News

Bisnis

Super Skor

Sport

Seleb

Lifestyle

Travel

Lifestyle

Tribunners

Video

Tribunners

Kilas Kementerian

Images

Prahara Partai Golkar

Maju Jadi Calon Ketua Umum Golkar Lagi, Ambisi ARB Dinilai Berlebihan

Editor: Hasanudin Aco
AA

Text Sizes

Medium

Large

Larger

Ketua Umum Partai Golkar, Aburizal Bakrie.

TRIBUNNEWS.COM, JAKARTA - Politisi Partai Golkar (PG) Melchias Markus Mekeng mengatakan regenerasi di dalam tubuh Partai Golkar adalah sesuatu yang tidak bisa dinafikkan kalau partai ini ingin mendapatkan kejayaannya lagi dalam membangun bangsa ini.

Alasannya, kecenderungan para pemimpin saat ini berasal dari orang muda, umur antara 40-55 tahun.

"Presiden kita Jokowi 53 tahun. Presiden Amerika Serikat Barrack Obama pada waktu memimpin umur 46 tahun. Jadi regenerasi adalah suatu proses alamiah," kata Mekeng di Jakarta, Rabu (5/11/2014).

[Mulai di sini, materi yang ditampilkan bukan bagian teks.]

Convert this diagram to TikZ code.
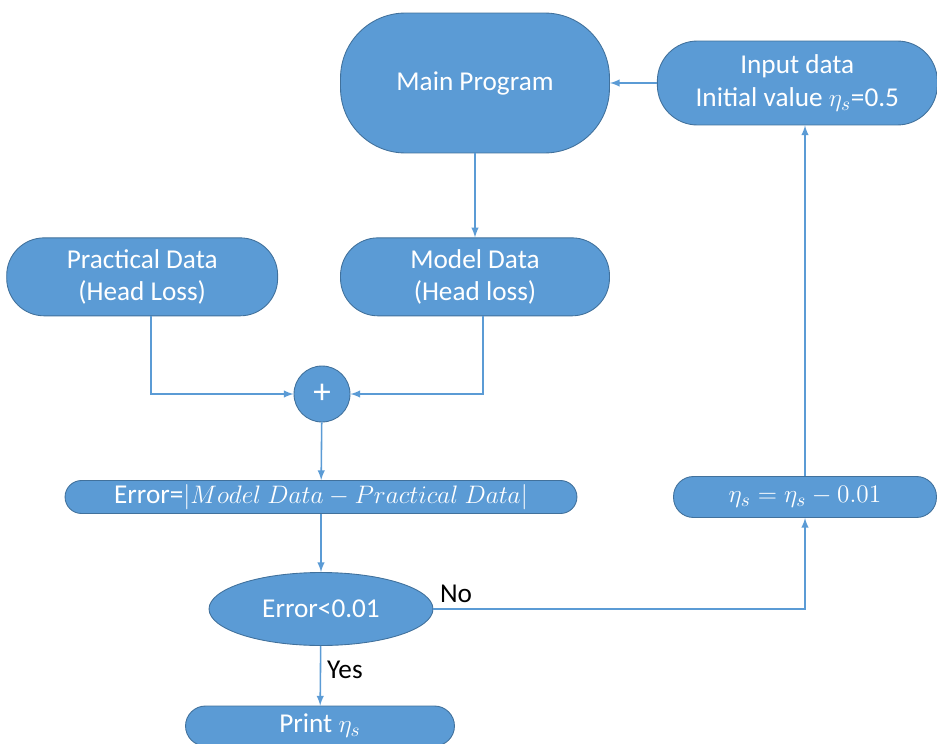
\documentclass[tikz,border=0pt]{standalone}
\usepackage{amsmath}
\usepackage{fontspec}
\setmainfont{Carlito}
\usetikzlibrary{arrows,shapes,positioning,calc}
\definecolor{boxblue}{HTML}{5B9BD5}
\definecolor{edgeblue}{HTML}{41719C}

\begin{document}
\begin{tikzpicture}[x=0.02cm,y=-0.02cm,>=latex,font=\fontsize{15.5}{18.5}\selectfont]
    \tikzstyle{block}=[rectangle, draw=edgeblue, fill=boxblue, text=white, align=center, line width=0.5pt, inner sep=2pt]
    \tikzstyle{flow}=[->, draw=boxblue, line width=0.9pt]

    \clip (0,0) rectangle (937,744);

    \node[block, minimum width=5.38cm, minimum height=2.8cm, rounded corners=1.3cm] (main) at (475,83) {Main Program};
    \node[block, minimum width=5.6cm, minimum height=1.68cm, rounded corners=0.8cm, right=0.94cm of main] (input) {Input data\\Initial value $\eta_s$=0.5};
    \node[block, minimum width=5.38cm, minimum height=1.56cm, rounded corners=0.75cm, below=1.68cm of main] (model) {Model Data\\(Head loss)};
    \node[block, minimum width=5.42cm, minimum height=1.56cm, rounded corners=0.75cm, left=1.24cm of model] (practical) {Practical Data\\(Head Loss)};
    \node[block, circle, minimum size=1.12cm, font=\fontsize{20}{22}\selectfont] (plus) at (322,394) {+};
    \node[block, minimum width=10.24cm, minimum height=0.66cm, rounded corners=0.33cm, inner sep=0pt] (error) at (321,497) {Error=$|Model\ Data-Practical\ Data|$};
    \node[block, minimum width=5.26cm, minimum height=0.82cm, rounded corners=0.4cm] (update) at (805,497) {$\eta_s=\eta_s-0.01$};
    \node[block, ellipse, minimum width=4.48cm, minimum height=1.46cm, inner sep=0pt] (test) at (321,609) {Error<0.01};
    \node[block, minimum width=5.38cm, minimum height=0.8cm, rounded corners=0.4cm] (print) at (320,726) {Print $\eta_s$};

    \draw[flow] (main) -- (model);
    \draw[flow] (input.west) -- (input.west -| main.east);
    \draw[flow] ([xshift=0.18cm]practical.south) |- (plus.west);
    \draw[flow] ([xshift=0.16cm]model.south) |- (plus.east);
    \draw[flow] (plus) -- (error);
    \draw[flow] (error) -- (test);
    \draw[flow] (test) -- node[right, text=black, pos=0.4] {Yes} (print);
    \draw[flow] (test.east) node[above right, text=black] {No} -| (update.south);
    \draw[flow] (update.north) -- (update.north |- input.south);

\end{tikzpicture}
\end{document}
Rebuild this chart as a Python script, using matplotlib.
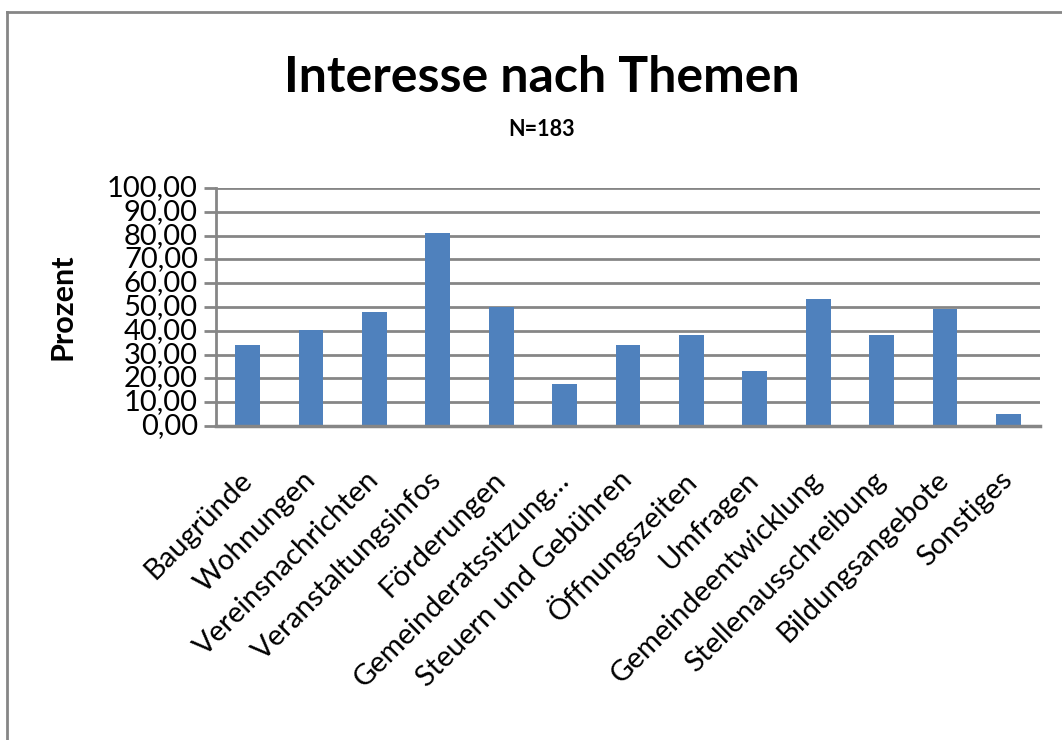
import matplotlib
matplotlib.use("Agg")
import matplotlib.pyplot as plt
from matplotlib.lines import Line2D
from matplotlib.ticker import FuncFormatter

categories = ["Baugründe", "Wohnungen", "Vereinsnachrichten", "Veranstaltungsinfos",
              "Förderungen", "Gemeinderatssitzung…", "Steuern und Gebühren",
              "Öffnungszeiten", "Umfragen", "Gemeindeentwicklung",
              "Stellenausschreibung", "Bildungsangebote", "Sonstiges"]
values = [34.1, 40.4, 48.0, 81.2, 50.2, 17.7, 34.1, 38.3, 23.1, 53.4, 38.3, 49.2, 5.0]
yticks = [0, 10, 20, 30, 40, 50, 60, 70, 80, 90, 100]

plt.rcParams['font.family'] = ['Lato', 'DejaVu Sans']

W, H = 1062, 740
fig = plt.figure(figsize=(W / 100, H / 100), dpi=100)
ax = fig.add_axes([216 / W, 1 - 426 / H, (1040 - 216) / W, (426 - 188) / H])

x = range(len(categories))
ax.bar(x, values, width=0.39, color="#4F81BD", zorder=3)
ax.set_xlim(-0.5, len(categories) - 0.5)
ax.set_ylim(0, 100)
ax.set_yticks(yticks)
ax.yaxis.set_major_formatter(FuncFormatter(lambda v, p: f"{v:.2f}".replace(".", ",")))
ax.grid(axis="y", color="#868686", linewidth=2.0, zorder=0)
ax.set_axisbelow(True)
for s in ["top", "right"]:
    ax.spines[s].set_visible(False)
ax.spines["left"].set_color("#868686")
ax.spines["left"].set_linewidth(2.0)
ax.spines["bottom"].set_color("#868686")
ax.spines["bottom"].set_linewidth(2.5)
ax.spines["bottom"].set_zorder(4)
ax.tick_params(axis="y", length=9, width=2, color="#868686", labelsize=21, pad=4)
ax.tick_params(axis="x", length=0, pad=36)
ax.set_xticks(list(x))
ax.set_xticklabels(categories, rotation=45, ha="right", va="center",
                   rotation_mode="anchor", fontsize=21)
for lab in ax.get_yticklabels():
    lab.set_va("center")

fig.text(63 / W, 1 - 307 / H, "Prozent", rotation=90, ha="center", va="center",
         fontsize=22, fontweight="bold")
fig.text(542 / W, 1 - 78 / H, "Interesse nach Themen", ha="center", va="center",
         fontsize=36, fontweight="bold")
fig.text(542 / W, 1 - 130 / H, "N=183", ha="center", va="center",
         fontsize=15.5, fontweight="bold")

# chart frame (top and left edges)
fig.add_artist(Line2D([7 / W, 1.0], [1 - 12 / H, 1 - 12 / H], color="#868686",
                      linewidth=2.0, transform=fig.transFigure))
fig.add_artist(Line2D([7 / W, 7 / W], [0, 1 - 12 / H], color="#868686",
                      linewidth=2.0, transform=fig.transFigure))

fig.savefig("out.png", dpi=100, facecolor="white")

Ia tidak mengerti kenapa Ketua Umum Golkar saat ini yakni Aburizal Bakrie (ARB) masih mau lagi memimpin Golkar untuk lima tahun mendatang. Padahal ARB sudah berusia 68 tahun.

"Ini sudah keterlaluan dan menunjukkan ambisi pribadi yang berlebihan. Kami melihat kinerja kepemimpinannya gagal karena kita kalah dalam pemilihan legislatif (Pileg), April lalu. Ini baru pertama kali partai Golkar tidak bisa mencalonkan diri sebagai presiden, bahkan wakil presiden," tutur wakil ketua fraksi bidang ekonomi di DPR ini.

Dia menegaskan jika melihat janji-janji pada tahun 2009 sebelum menjadi Ketua umum, hampir tidak ada yang dipenuhi ARB. Contohnya, katanya, membangun gedung Golkar yang baru. Sampai sekarang tidak jelas kapan mau dibangun, padahal jabatan sudah mau berakhir.

"Apa alasannya bagi orang gagal mencalonkan diri lagi. Mestinya dia mengikuti jejak pak Jusuf Kalla (JK) pada tahun 2009 pada saat kalah Pilpres. JK langsung mengadakan Musyawarah Nasional (Munas) dan tidak maju lagi. Ini contoh yang baik sebagai pemimpin," tegas mantan Ketua Badan Anggaran DPR ini.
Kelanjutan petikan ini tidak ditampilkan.